● EXERCISE
Look through the lines and report how many include the word "chart", giving nothing but the number.

>> Start PROVIDED DATA

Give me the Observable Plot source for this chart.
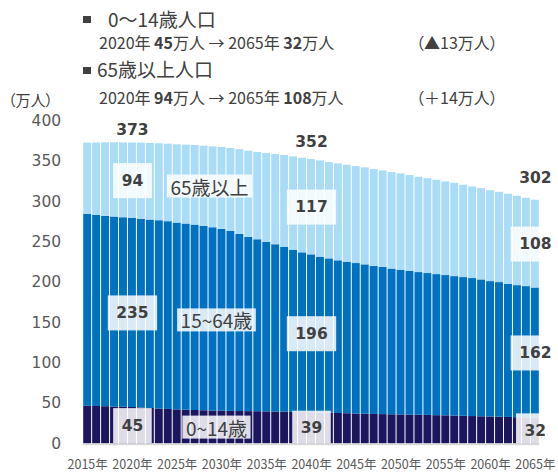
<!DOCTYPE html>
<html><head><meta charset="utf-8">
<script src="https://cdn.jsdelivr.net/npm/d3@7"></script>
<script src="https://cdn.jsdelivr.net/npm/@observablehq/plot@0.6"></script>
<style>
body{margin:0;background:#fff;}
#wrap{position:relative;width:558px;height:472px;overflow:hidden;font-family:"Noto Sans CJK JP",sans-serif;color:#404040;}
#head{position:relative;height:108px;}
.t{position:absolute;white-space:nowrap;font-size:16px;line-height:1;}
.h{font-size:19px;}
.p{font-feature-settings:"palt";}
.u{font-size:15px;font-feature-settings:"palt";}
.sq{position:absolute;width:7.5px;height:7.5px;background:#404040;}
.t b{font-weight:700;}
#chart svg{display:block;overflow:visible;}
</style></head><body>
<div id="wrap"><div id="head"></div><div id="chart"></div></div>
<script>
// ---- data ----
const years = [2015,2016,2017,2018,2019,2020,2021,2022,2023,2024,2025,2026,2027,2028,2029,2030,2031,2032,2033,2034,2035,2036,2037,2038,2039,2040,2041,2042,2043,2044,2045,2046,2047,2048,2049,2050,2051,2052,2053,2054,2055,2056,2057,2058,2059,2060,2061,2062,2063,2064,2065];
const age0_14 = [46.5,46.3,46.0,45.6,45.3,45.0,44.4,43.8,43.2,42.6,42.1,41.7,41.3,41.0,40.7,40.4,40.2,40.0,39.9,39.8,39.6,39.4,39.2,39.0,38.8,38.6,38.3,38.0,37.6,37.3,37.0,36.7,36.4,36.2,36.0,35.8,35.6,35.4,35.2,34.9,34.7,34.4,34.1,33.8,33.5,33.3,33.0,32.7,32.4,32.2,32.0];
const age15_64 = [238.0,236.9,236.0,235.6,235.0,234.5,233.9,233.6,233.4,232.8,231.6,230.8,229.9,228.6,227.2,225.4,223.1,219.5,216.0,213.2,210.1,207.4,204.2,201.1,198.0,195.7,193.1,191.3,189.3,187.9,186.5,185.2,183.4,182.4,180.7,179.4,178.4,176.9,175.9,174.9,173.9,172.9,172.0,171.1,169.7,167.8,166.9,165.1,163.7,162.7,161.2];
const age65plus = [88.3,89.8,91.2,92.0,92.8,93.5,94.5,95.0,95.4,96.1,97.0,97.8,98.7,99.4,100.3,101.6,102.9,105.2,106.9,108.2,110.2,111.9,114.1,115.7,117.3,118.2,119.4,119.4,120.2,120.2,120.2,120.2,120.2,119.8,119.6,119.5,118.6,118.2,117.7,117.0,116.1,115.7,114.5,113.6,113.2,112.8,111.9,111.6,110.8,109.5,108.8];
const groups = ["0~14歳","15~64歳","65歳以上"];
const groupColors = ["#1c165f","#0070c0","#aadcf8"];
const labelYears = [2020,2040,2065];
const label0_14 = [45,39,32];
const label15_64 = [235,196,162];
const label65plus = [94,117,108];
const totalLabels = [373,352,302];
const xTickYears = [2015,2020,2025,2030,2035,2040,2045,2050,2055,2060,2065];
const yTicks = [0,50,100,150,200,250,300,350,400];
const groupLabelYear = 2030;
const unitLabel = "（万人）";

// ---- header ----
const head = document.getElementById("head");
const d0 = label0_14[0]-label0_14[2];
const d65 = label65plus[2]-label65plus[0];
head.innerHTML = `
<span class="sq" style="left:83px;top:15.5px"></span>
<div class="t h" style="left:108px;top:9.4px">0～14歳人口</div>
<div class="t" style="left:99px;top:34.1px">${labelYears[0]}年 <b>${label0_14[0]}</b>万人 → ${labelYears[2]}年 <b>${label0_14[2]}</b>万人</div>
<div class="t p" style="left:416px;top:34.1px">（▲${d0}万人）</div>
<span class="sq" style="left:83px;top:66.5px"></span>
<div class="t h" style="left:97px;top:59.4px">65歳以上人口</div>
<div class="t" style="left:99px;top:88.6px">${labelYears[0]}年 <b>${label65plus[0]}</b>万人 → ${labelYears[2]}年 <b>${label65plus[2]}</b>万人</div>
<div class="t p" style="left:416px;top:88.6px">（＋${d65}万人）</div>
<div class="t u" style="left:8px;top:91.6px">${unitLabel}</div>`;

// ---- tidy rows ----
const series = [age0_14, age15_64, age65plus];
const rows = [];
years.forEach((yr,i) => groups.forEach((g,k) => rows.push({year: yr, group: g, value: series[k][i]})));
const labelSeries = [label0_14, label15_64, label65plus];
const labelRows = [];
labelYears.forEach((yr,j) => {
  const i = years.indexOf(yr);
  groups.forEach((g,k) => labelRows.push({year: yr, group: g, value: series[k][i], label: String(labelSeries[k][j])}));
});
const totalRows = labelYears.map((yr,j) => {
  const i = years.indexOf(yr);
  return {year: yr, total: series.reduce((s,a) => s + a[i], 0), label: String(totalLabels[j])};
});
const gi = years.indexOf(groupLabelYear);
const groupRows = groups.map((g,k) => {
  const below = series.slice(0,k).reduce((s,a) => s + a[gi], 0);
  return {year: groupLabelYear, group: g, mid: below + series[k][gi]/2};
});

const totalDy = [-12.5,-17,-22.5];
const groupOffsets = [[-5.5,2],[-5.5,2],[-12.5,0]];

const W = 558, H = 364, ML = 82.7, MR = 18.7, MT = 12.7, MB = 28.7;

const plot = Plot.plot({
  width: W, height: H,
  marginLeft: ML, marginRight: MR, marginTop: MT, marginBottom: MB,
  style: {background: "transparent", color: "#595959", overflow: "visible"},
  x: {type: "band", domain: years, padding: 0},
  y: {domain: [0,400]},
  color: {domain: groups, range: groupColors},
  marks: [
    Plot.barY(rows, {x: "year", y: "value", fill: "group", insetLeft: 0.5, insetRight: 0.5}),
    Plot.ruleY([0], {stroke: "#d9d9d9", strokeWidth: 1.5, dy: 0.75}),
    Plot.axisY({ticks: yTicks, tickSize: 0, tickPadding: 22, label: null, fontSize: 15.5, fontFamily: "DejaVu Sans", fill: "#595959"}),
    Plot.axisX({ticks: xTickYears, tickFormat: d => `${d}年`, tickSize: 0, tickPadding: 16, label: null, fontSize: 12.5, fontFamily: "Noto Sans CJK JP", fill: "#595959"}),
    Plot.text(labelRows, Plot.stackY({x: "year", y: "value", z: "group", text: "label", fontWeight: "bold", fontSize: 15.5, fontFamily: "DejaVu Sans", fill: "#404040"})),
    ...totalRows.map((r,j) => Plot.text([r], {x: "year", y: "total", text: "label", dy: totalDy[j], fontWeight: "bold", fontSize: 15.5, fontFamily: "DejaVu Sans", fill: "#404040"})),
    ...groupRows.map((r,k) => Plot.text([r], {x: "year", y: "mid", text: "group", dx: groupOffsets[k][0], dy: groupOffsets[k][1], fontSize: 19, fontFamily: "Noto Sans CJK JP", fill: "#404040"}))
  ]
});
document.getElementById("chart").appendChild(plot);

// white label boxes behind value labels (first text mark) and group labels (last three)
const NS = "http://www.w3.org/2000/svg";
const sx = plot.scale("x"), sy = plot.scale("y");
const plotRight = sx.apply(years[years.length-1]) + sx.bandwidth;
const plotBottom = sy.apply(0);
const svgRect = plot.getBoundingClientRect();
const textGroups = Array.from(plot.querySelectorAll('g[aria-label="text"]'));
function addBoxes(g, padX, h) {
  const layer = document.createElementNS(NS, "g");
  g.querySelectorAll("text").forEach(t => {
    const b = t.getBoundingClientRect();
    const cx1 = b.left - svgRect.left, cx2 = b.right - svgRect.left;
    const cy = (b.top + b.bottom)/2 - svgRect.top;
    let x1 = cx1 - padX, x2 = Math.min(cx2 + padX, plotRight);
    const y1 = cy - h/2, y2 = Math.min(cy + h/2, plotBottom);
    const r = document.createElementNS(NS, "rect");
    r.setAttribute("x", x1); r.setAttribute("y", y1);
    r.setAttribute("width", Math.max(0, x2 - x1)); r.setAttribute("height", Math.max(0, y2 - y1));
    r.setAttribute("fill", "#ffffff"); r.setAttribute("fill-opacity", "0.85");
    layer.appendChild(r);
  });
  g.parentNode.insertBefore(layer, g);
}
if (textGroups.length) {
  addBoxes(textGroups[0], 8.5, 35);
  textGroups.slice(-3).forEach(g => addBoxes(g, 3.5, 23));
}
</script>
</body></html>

>> End PROVIDED DATA

● TASK OUTPUT
4